На постаменте снесённого 28 сентября в Харькове памятника Ленину нельзя было не заменить эмблемы, к которой украинские телезрители привыкли как к символу добровольческого батальона «Азов», которую министр внутренних дел Украины назвал похожей на «знак Нобеля», и которая самым очевидным образом является т. н. нацистским «волчим крюком» (Wolfshangel), популярным среди современных неонацистских движений. Из увиденного можно было легко сделать вывод о том, что именно ультраправая идеология предлагается как альтернатива идеологии советской, символом отказа от которой стал украинский «ленинопад».

14 октября украинская Верховная Рада с семи (!) попыток так и не смогла включить в повестку дня вопрос об официальном признании Организации Украинских Националистов (ОУН) и Украинской Повстанческой Армии (УПА). Стоит отметить, что авторы соответствующего законопроекта прибегли к некорректной с исторической зрения уловке по отождествлению ОУН и УПА. Но важнее другое: сторонники признания УПА в парламенте говорили о всё той же десоветизации, об интересах ещё живых членов подполья (напомню, что во многих западноукраинских областях решениями местных властей они уже признаны ветеранами войны), и даже о том, что УПА была фактически «союзником Красной армии», а боролась только с НКВД.

Попытки десоветизации Украины (к ним можно добавить судебный процесс о запрете Компартии, недвусмысленно приторможенный) можно легко свести к националистической и едва ли не фашистской угрозе. Что и было сделано, причём не только частью российских СМИ. Не намного сложнее утверждать, что история с признанием УПА, эмблемой батальона «Азов» или красно-чёрными флагами (флаг УПА, символически восходящий к немецкой идеологии «крови и земли» – Blut und Boden) на Майдане – не имеют ничего общего с идеологией интегрального национализма и являются лишь эмблемами десоветизации.
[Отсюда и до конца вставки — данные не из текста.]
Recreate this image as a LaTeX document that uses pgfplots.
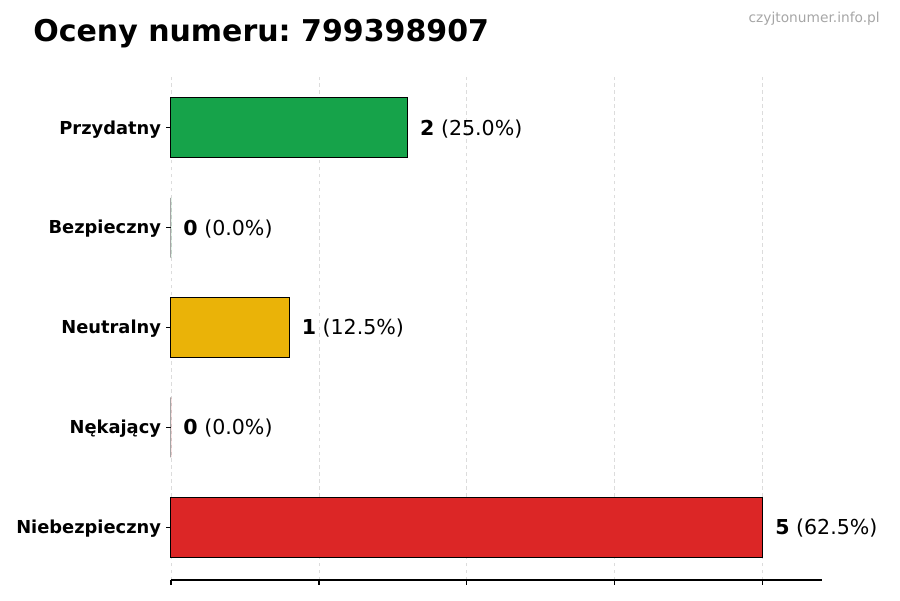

Иными словами, в области символической политики Украина оказалась в ситуации, которую предлагаю назвать ситуацией идеологического шпагата. Очевидные с начала 1990-х сосуществование и конкуренция пост(нео)советского и националистического нарративов достигли критической точки. Причём оказалось, что далеко не все сторонники признания УПА и использования красно-чёрного флага разделяют идеологию интегрального национализма (рискну даже предположить, что большинство не разделяет этих взглядов) или даже имеют о нём более-менее целостное представление.
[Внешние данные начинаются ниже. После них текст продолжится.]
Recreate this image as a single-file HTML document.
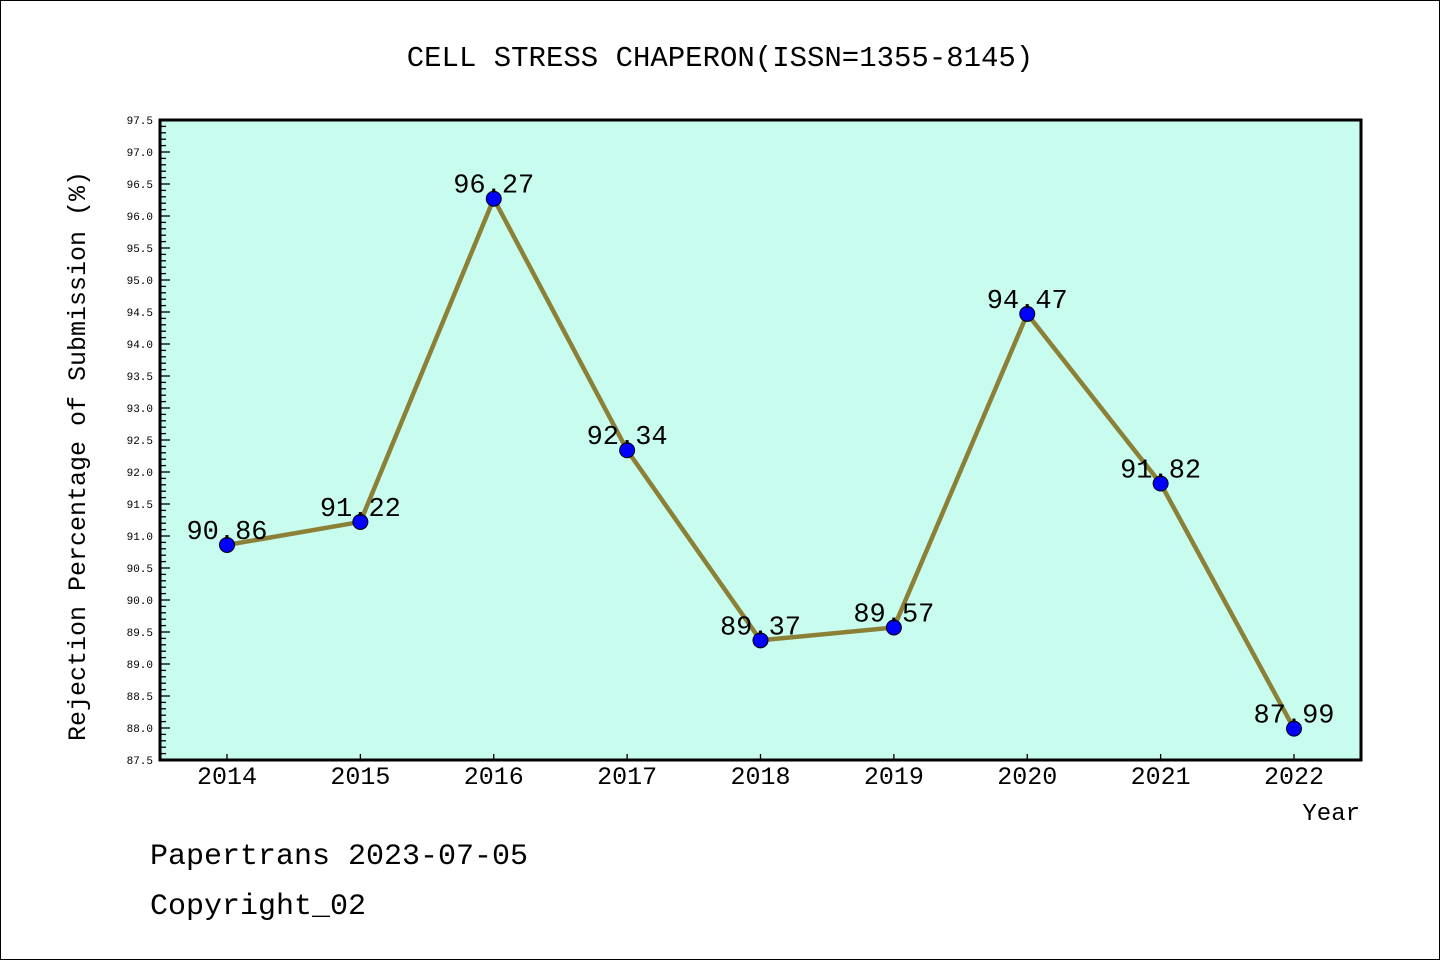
<!DOCTYPE html>
<html><head><meta charset="utf-8"><style>
body{margin:0;background:#fff;}
svg{display:block;font-family:"Liberation Mono","DejaVu Sans Mono","WenQuanYi Zen Hei",monospace;}
</style></head><body>
<svg id="chart" width="1440" height="960" xmlns="http://www.w3.org/2000/svg">
<rect x="0.5" y="0.5" width="1439" height="959" fill="#fff" stroke="#000"/>
<text x="720" y="66" font-size="29" text-anchor="middle">CELL STRESS CHAPERON(ISSN=1355-8145)</text>
<rect x="160" y="120" width="1201" height="640" fill="#c8fcee"/>
<g id="yticks"></g><g id="xticks"></g><g id="series"></g><g id="labels"></g>
<rect x="160" y="120" width="1201" height="640" fill="none" stroke="#000" stroke-width="3"/>
<text transform="translate(85,456) rotate(-90)" font-size="25" text-anchor="middle">Rejection Percentage of Submission (%)</text>
<text x="1360" y="820" font-size="24" text-anchor="end">Year</text>
<text x="150" y="864" font-size="30">Papertrans 2023-07-05</text>
<text x="150" y="914" font-size="30">Copyright_02</text>
</svg>
<script>
const years=["2014","2015","2016","2017","2018","2019","2020","2021","2022"];
const values=[90.86,91.22,96.27,92.34,89.37,89.57,94.47,91.82,87.99];
const yMin=87.5,yMax=97.5;
const NS="http://www.w3.org/2000/svg";
const X=i=>227+i*(1294-227)/(years.length-1);
const Y=v=>760-(v-yMin)/(yMax-yMin)*640;
function mk(t,a,p){const e=document.createElementNS(NS,t);for(const k in a)e.setAttribute(k,a[k]);p.appendChild(e);return e;}
const yt=document.getElementById('yticks');
for(let k=0;k<=100;k++){const v=yMin+k*0.1;const y=Y(v);const major=k%5===0;
 const l=mk('line',{x1:160,x2:160+(major?10:6),y1:y,y2:y,stroke:'#000','stroke-width':1.3},yt);
 
 
 if(major){const t=mk('text',{x:153,y:y+4,'font-size':11,'text-anchor':'end'},yt);t.textContent=v.toFixed(1);
 
 }}
const xt=document.getElementById('xticks');
years.forEach((yr,i)=>{const x=X(i);
 const l=mk('line',{x1:x,x2:x,y1:760,y2:754,stroke:'#000','stroke-width':1.3},xt);
 
 
 const t=mk('text',{x:x,y:784,'font-size':25,'text-anchor':'middle'},xt);t.textContent=yr;
 
 });
const s=document.getElementById('series');
const pl=mk('polyline',{points:values.map((v,i)=>X(i)+','+Y(v)).join(' '),fill:'none',stroke:'#8b8036','stroke-width':4.5},s);


const lb=document.getElementById('labels');
values.forEach((v,i)=>{
 const c=mk('circle',{cx:X(i),cy:Y(v),r:7.5,fill:'#0000ff',stroke:'#000','stroke-width':1},s);
 
 
 const t=mk('text',{x:X(i),y:Y(v)-6,'font-size':27,'text-anchor':'middle'},lb);t.textContent=v.toFixed(2);
 
 });
</script>
</body></html>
Для многих, в том числе и русскоязычных, в Украине использование самоназвания «бандеровец» или «жидобандеровец» стало проявлением категорического неприятия российской пропаганды. Иными словами, это пример негативной и защитной идентификации. Не менее важно в этом контексте и то, что до сих пор в общественном пространстве Украины практически нет критиков интегрального национализма и его символики с демократических, плюралистичных, если говорить метафорическим языком, «европейских», позиций. Критика УПА до сих отождествляется, прежде всего, с советской пропагандой или выступлениями таких одиозных адептов «Русского мира», как бывший министр образования Дмитрий Табачник или депутат от Партии регионов Вадим Колесниченко, исчезнувших с украинской политической сцены в процессе «Еврореволюции»
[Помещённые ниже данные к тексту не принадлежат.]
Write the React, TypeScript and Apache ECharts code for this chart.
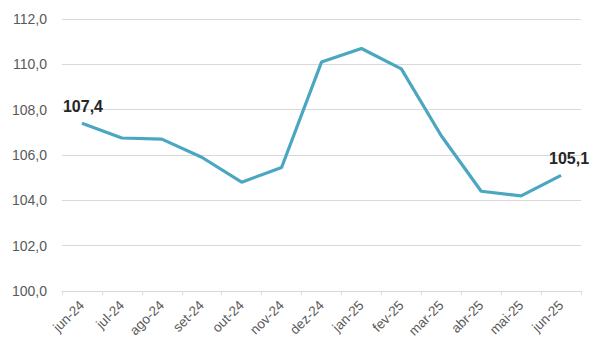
import React, { useEffect, useRef } from "react";
import * as echarts from "echarts";

const categories = ["jun-24", "jul-24", "ago-24", "set-24", "out-24", "nov-24", "dez-24", "jan-25", "fev-25", "mar-25", "abr-25", "mai-25", "jun-25"];
const values = [107.4, 106.75, 106.7, 105.9, 104.8, 105.45, 110.1, 110.7, 109.8, 106.85, 104.4, 104.2, 105.1];

const fmt = (v: number) => v.toFixed(1).replace(".", ",");

export default function App() {
  const ref = useRef<HTMLDivElement>(null);
  useEffect(() => {
    const chart = echarts.init(ref.current!, null, { renderer: "svg" });
    const last = values.length - 1;
    chart.setOption({
      animation: false,
      textStyle: { fontFamily: "Liberation Sans, Arial, sans-serif" },
      grid: { left: 62, right: 19, top: 19, bottom: 70, containLabel: false },
      xAxis: {
        type: "category",
        data: categories,
        boundaryGap: true,
        axisLine: { lineStyle: { color: "#d9d9d9", width: 1 } },
        axisTick: { show: true, length: 4, lineStyle: { color: "#d9d9d9" } },
        axisLabel: { rotate: 45, color: "#595959", fontSize: 13.5, margin: 12 },
      },
      yAxis: {
        type: "value",
        min: 100,
        max: 112,
        interval: 2,
        axisLine: { show: false },
        axisTick: { show: false },
        splitLine: { lineStyle: { color: "#d9d9d9", width: 1 } },
        axisLabel: { color: "#595959", fontSize: 14, margin: 15, formatter: (v: number) => fmt(v) },
      },
      series: [
        {
          type: "line",
          data: values.map((v, i) =>
            i === 0 || i === last
              ? {
                  value: v,
                  label: {
                    show: true,
                    position: "top",
                    distance: 9,
                    offset: i === last ? [8, 0] : [1, 0],
                    formatter: () => fmt(v),
                    fontWeight: "bold",
                    fontSize: 16,
                    color: "#262626",
                  },
                }
              : v
          ),
          symbol: "circle",
          symbolSize: 0,
          showSymbol: true,
          lineStyle: { color: "#4BA7C1", width: 3.2 },
          itemStyle: { color: "#4BA7C1" },
        },
      ],
    });
    return () => chart.dispose();
  }, []);
  return <div ref={ref} style={{ width: 600, height: 361, margin: -8 }} />;
}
В такой ситуации некоторые «публичные историки» предлагают Украине проект амнезии по примеру испанского. Перефразируя президента Кучму, можно сказать, что Украина – не только не Россия, но и не Испания. На мой взгляд, идея амнезии проистекает скорее из признания интеллектуальной неспособности нашего цеха предложить обществу такую историю войны, которая бы, с одной стороны, была историей консенсусной, а, с другой, не избегала трудных вопросов как истории УПА, так и советского нарратива «Великой Отечественной». Тем более что в ситуации поставленной на паузу, но не прекращённой войны, Украина, как и любая другая страна, нуждается в позитивных исторических символах. И опять же ситуация войны – отнюдь не идеальна для распространения критичного патриотизма. Игнорировать этот контекст в обсуждении вопроса представляется мне не просто неправильным, но и аморальным. Но не менее аморально «не замечать» исторических и современных коннотаций «знака Нобеля».

Не знаю, как Украина справится с вызовом 9 мая 2015 года. По большому счету, мы все оказались (со)участниками интереснейшего и трагичного эксперимента по построению демократии в бедной стране, раздираемой войной, и построения плюралистичной политии в глубоко гетерогенном обществе, где динамично сосуществуют три православные и греко-католическая церкви, два языка (без чётких географических границ между ареалами их распространения) и многочисленные памяти (в том числе, уже и память войны на Донбассе).

Усталость от сложности, которую можно почувствовать сегодня во всей Европе, – это дорога к насилию. Рискну предположить, что одна из задач Украины в такой ситуации – из последних сил усложнять своё внутреннее устройство и, тем самым удерживать весь континент от безумия, в пропасть которого он уже заглянул под Иловайском.